Docs increasingly think EMRs will hurt care quality
Physicians' use of mobile devices appears to be on the rise, while confidence that electronic medical records can improve patient care is slightly down, according to the results of a new survey conducted by health practice reference company The Little Blue Book and Sharecare.
Two-thirds of the nearly 1,200 physicians surveyed said EMR integration is a top challenge, according to the report. At the same time, 34 percent said they believe that the quality of patient care will deteriorate due to EMRs, up from 24 percent in 2011. Still, 66 percent said that care either will improve (35 percent) or stay the same (31 percent).
The results are somewhat in line with physician sentiments recorded in a recent survey conducted by EMR vendor Athenahealth. Physician confidence in such technology, according to that survey, dropped from 39 percent in 2011 to 32 percent this year, while 72 percent of physicians called EMRs a "distraction from face-to-face patient interaction."
Overall, though, a majority of doctors participating in that survey (69 percent) still said they believed EMRs improved patient care.

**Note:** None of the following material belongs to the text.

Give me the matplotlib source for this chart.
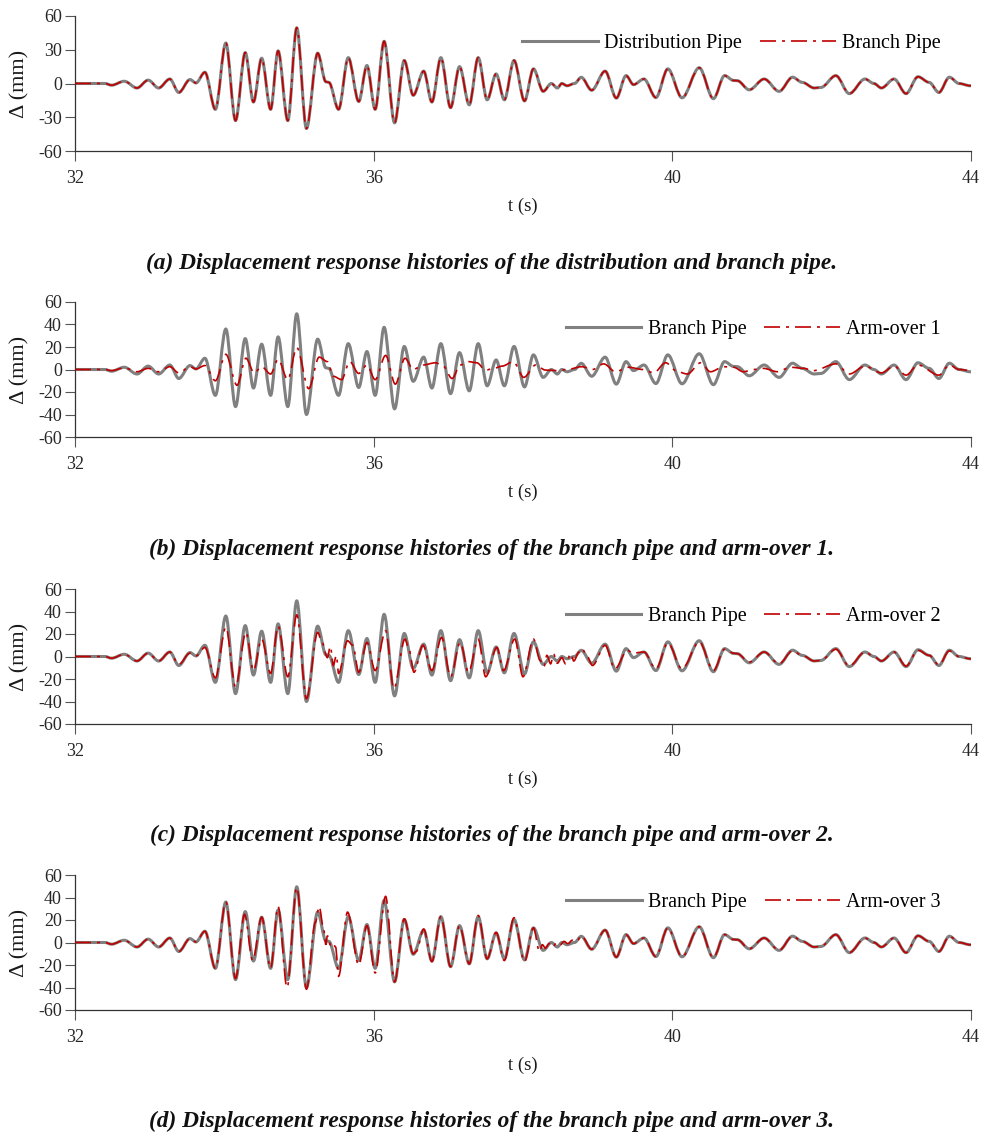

Most physicians indicated that they still prefer to use desktop PCs or laptops for their clinical, practice management, e-prescribing and EMR work. For doctors who expressed a preference for mobile devices, however, smartphones were of particular value for addressing clinical needs.
With regard to iPad use for clinical needs, specialty surgeons used the technology more than any other group of doctors, including primary care physicians.
"Physicians today are practicing in a healthcare environment that they never could have predicted, much less prepared for," said Keith Steward, M.D., senior vice president of medical affairs at Sharecare, which acquired The Little Blue Book earlier this year. "Arming doctors with innovative solutions to ease administrative burdens is a top priority for the healthcare industry."